City council named Lendlease as its preferred partner back in January 2019
The council in charge of a £1.9bn city centre redevelopment in Birmingham has agreed a contract with Lendlease to go ahead with the project.
The cabinet of Birmingham city council today entered into a joint venture agreement with the firm to revamp the city’s Smithfield site.
Lendlease was named as the council’s development partner for the scheme in January 2019.
The firm beat remaining bidder, a team of Delancey and Qatari Diar, to the work, which is expected to begin in earnest next year. Hammerson and Bouygues had also joined forces to put forward a rival bid.
Before the formal award of the contract the council and Lendlease had been finalising the terms of the partnership, preparing a planning application and drawing up a business plan for the development.

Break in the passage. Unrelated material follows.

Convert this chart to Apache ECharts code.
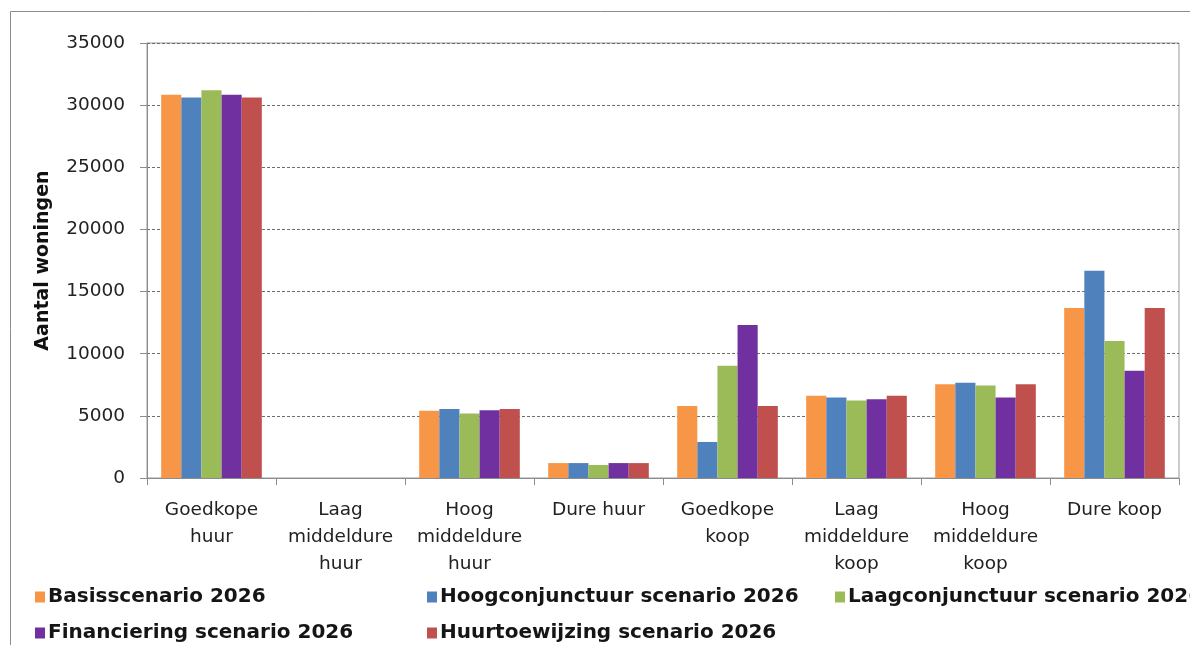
<!DOCTYPE html>
<html>
<head>
<meta charset="utf-8">
<script src="https://cdn.jsdelivr.net/npm/echarts@6/dist/echarts.min.js"></script>
<style>
  html, body { margin: 0; padding: 0; background: #fff; }
  #chart { width: 1190px; height: 645px; }
</style>
</head>
<body>
<div id="chart"></div>
<script>
// Housing stock per segment, per scenario (number of dwellings)
const categories = [
  'Goedkope\nhuur', 'Laag\nmiddeldure\nhuur', 'Hoog\nmiddeldure\nhuur', 'Dure huur',
  'Goedkope\nkoop', 'Laag\nmiddeldure\nkoop', 'Hoog\nmiddeldure\nkoop', 'Dure koop'
];
const seriesNames = [
  'Basisscenario 2026',
  'Hoogconjunctuur scenario 2026',
  'Laagconjunctuur scenario 2026',
  'Financiering scenario 2026',
  'Huurtoewijzing scenario 2026'
];
const basis        = [30830, 0, 5420, 1200, 5800, 6620, 7550, 13680];
const hoogconj     = [30610, 0, 5560, 1200, 2900, 6480, 7660, 16680];
const laagconj     = [31200, 0, 5190, 1050, 9040, 6240, 7440, 11030];
const financiering = [30830, 0, 5450, 1200, 12310, 6340, 6480, 8620];
const huurtoewijz  = [30610, 0, 5560, 1200, 5800, 6620, 7550, 13680];
const yTicks = [0, 5000, 10000, 15000, 20000, 25000, 30000, 35000];

const colors = ['#F79646', '#4F81BD', '#9BBB59', '#7030A0', '#C0504D'];
const values = [basis, hoogconj, laagconj, financiering, huurtoewijz];

// legend positions: two rows
const legendPos = [
  { left: 35, top: 587 },
  { left: 427, top: 587 },
  { left: 835, top: 587 },
  { left: 35, top: 623 },
  { left: 427, top: 623 }
];

const chart = echarts.init(document.getElementById('chart'));

chart.setOption({
  animation: false,
  color: colors,
  graphic: [{
    type: 'rect',
    shape: { x: 10.5, y: 11.5, width: 1300, height: 800 },
    style: { fill: 'none', stroke: '#8c8c8c', lineWidth: 1 },
    silent: true,
    z: -1
  }],
  grid: {
    left: 147, right: 11, top: 43, bottom: 167,
    show: true, borderColor: '#9a9a9a', borderWidth: 1, backgroundColor: 'transparent'
  },
  legend: seriesNames.map((n, i) => ({
    data: [n],
    left: legendPos[i].left,
    top: legendPos[i].top,
    padding: 0,
    itemWidth: 10,
    itemHeight: 11,
    itemGap: 0,
    icon: 'rect',
    selectedMode: false,
    textStyle: {
      fontFamily: 'DejaVu Sans',
      fontWeight: 'bold',
      fontSize: 20,
      color: '#151515',
      padding: [0, 0, 0, -2]
    }
  })),
  xAxis: {
    type: 'category',
    data: categories,
    axisLine: { lineStyle: { color: '#8c8c8c', width: 1 } },
    axisTick: { show: true, length: 7, lineStyle: { color: '#8c8c8c' } },
    axisLabel: {
      interval: 0,
      margin: 19,
      fontFamily: 'DejaVu Sans',
      fontSize: 18.5,
      lineHeight: 27,
      color: '#222'
    }
  },
  yAxis: {
    type: 'value',
    min: 0,
    max: 35000,
    interval: 5000,
    name: 'Aantal woningen',
    nameLocation: 'middle',
    nameRotate: 90,
    nameGap: 94,
    nameTextStyle: {
      fontFamily: 'DejaVu Sans',
      fontWeight: 'bold',
      fontSize: 19,
      color: '#111'
    },
    axisLine: { show: true, lineStyle: { color: '#8c8c8c', width: 1 } },
    axisTick: { show: true, length: 7, lineStyle: { color: '#8c8c8c' } },
    axisLabel: {
      margin: 22,
      fontFamily: 'DejaVu Sans',
      fontSize: 18.5,
      color: '#222',
      formatter: v => (yTicks.includes(v) ? String(v) : '')
    },
    splitLine: {
      show: true,
      lineStyle: { color: '#6e6e6e', type: [3, 2], width: 1 }
    }
  },
  series: seriesNames.map((n, i) => ({
    name: n,
    type: 'bar',
    data: values[i],
    barGap: '0%',
    barCategoryGap: '22%',
    itemStyle: { color: colors[i] }
  }))
});
</script>
</body>
</html>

The plot in Digbeth covers 17ha and will be home to Birmingham’s Bull Ring retail markets as well as leisure and cultural space, a public square and more than 2,000 homes. The scheme will take 15 years to complete.
The site is next door to the revamped New Street station and the Bull Ring shopping centre, which includes Future Systems’ Selfridges store, completed by Laing O’Rourke over 15 years ago and where now Bam is cleaning its distinctive-looking facade of discs.
A new HS2 station at nearby Curzon Street is also due to be built and open in 2026.
The scheme has been masterplanned by Prior Associates, with Lendlease planning to work with a number of signature architects on some of the planned buildings.
The first phase of the scheme is set to include homes, the retail markets building and public realm.
David Kohn Architects is designing the market buildings, beating a shortlist that included Shigeru Ban working with Waugh Thistleton and Publica, as well as 5th Studio and Acme working with James Corner Field Operations earlier this year.
The site is part of the Birmingham city centre enterprise zone, set up back in 2011 - the same year the council set out its 20-year vision to grow the city centre by more than 25%.